United States: Employment growth hits the brakes in March
April 6, 2018
Non-farm payrolls took a breather in March following outsized gains in February. U.S. payrolls rose 103,000 in March, well below both market expectations of 175,000 new jobs and the upwardly revised 326,000 jobs created in February (previously reported: +313,000). The figure was also the weakest since the September hurricanes and largely reflected weather effects. Despite March’s lackluster performance and a downward revision of 63,000 jobs to January’s figure, hiring still averaged a healthy 202,000 jobs per month in the first quarter. This was the best performance since the third quarter of 2016.
In March, employment moderated across most weather-sensitive industries as warm weather in February was followed by unseasonably severe conditions in early March. Construction employment declined 15,000 in March—the first month jobs have been lost in the sector since mid-2017—after increasing 65,000 in the previous month. The retail sector also lost 4,400 workers in March after adding 47,300 in February. Conversely, leading the pack in job creation in March were manufacturing (+22,000 jobs), business services (+33,000 jobs), and education and healthcare (+25,000 jobs).

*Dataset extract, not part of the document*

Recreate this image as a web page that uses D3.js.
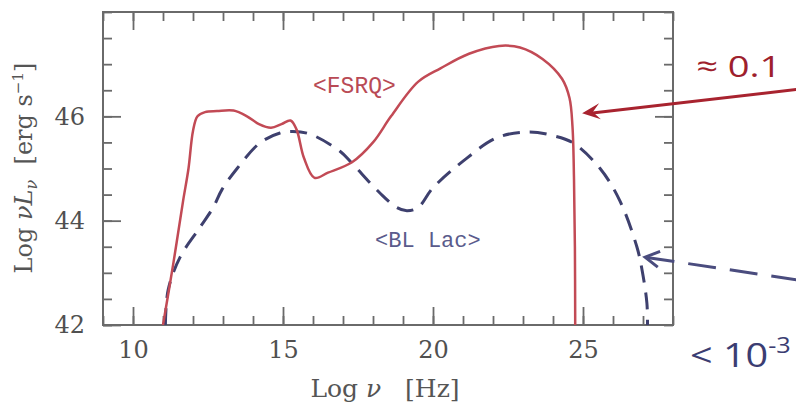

The unemployment rate held steady at a 17-year low of 4.1% for the sixth consecutive month in March, disappointing market analysts who had expected the rate to dip to 4.0%. The steady jobless rate was largely the result of employment growth being offset by workers re-entering the labor market. The labor participation rate eased a tenth of a percentage point, to 62.9%, which followed a particularly strong 0.3 percentage-point gain in February. Tight labor conditions continued to fuel wage inflation, which picked up marginally to 2.7% in March. In month-on-month terms, average hourly earnings were up 0.3% in March, in line with market estimates and above February’s 0.1% increase.

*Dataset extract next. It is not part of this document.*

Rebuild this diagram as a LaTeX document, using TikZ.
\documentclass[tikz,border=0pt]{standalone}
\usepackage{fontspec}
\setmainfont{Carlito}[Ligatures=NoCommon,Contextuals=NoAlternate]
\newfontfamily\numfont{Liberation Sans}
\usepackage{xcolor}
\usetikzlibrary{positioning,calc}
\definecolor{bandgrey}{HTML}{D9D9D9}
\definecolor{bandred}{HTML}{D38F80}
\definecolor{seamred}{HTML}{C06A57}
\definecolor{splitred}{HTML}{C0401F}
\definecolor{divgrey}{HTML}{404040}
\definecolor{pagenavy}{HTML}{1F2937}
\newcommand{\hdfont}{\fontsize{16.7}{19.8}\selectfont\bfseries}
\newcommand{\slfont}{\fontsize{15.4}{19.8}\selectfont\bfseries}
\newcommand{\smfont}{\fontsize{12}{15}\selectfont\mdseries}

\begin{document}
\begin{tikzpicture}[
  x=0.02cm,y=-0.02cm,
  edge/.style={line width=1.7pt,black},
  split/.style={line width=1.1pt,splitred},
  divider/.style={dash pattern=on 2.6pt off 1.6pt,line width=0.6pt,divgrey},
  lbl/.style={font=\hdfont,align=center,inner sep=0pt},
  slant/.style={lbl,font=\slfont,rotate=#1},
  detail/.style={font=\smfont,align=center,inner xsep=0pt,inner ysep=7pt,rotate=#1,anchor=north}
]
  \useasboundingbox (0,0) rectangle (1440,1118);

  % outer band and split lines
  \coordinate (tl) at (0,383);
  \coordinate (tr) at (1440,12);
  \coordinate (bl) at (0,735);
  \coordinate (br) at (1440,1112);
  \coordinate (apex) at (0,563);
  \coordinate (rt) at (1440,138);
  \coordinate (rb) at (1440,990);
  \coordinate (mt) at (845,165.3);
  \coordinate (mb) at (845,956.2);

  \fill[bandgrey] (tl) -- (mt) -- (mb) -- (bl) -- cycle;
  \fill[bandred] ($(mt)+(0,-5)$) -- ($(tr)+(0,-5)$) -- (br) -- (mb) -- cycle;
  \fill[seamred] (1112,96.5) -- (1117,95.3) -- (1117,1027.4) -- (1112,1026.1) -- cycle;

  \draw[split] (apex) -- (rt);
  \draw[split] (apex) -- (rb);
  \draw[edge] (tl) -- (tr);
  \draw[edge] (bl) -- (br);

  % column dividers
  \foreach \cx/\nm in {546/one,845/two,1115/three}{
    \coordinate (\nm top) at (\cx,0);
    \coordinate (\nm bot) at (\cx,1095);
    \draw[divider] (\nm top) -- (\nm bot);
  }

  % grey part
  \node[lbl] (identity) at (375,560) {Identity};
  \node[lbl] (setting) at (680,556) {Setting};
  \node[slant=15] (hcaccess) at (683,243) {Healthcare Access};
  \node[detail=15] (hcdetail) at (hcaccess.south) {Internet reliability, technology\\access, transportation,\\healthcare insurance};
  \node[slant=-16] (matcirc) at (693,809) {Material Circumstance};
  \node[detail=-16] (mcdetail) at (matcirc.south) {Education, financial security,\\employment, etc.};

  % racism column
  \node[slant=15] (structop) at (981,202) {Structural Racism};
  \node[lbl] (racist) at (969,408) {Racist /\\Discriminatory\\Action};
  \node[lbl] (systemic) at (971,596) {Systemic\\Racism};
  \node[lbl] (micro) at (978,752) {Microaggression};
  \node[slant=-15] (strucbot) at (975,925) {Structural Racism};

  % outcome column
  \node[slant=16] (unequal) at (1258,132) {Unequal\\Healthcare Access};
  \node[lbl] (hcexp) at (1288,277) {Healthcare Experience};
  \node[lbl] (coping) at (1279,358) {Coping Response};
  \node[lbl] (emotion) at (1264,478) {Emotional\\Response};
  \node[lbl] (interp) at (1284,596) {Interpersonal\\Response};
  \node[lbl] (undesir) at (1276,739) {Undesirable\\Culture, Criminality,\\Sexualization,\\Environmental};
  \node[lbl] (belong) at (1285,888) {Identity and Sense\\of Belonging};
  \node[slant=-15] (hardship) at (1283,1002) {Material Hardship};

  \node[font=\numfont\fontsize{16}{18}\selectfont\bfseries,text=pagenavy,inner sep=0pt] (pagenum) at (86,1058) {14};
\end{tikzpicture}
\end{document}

All told, signals were mixed in the March jobs report. Employment growth was well below expectations and likely turned down concerns over wages, which nonetheless accelerated tangibly in March. Smoothing the hiring trend, the pace of jobs gains remains upbeat and should eventually cause the unemployment rate to dip below 4.0%, an effect that will be compounded by the government’s double dose of fiscal stimulus that is projected to soon hit the economy. Against this backdrop, and with wage growth dynamics firmly looking upwards, the Federal Reserve is widely expected to hike its main interest rate again at its June meeting, after delivering a first increase in March.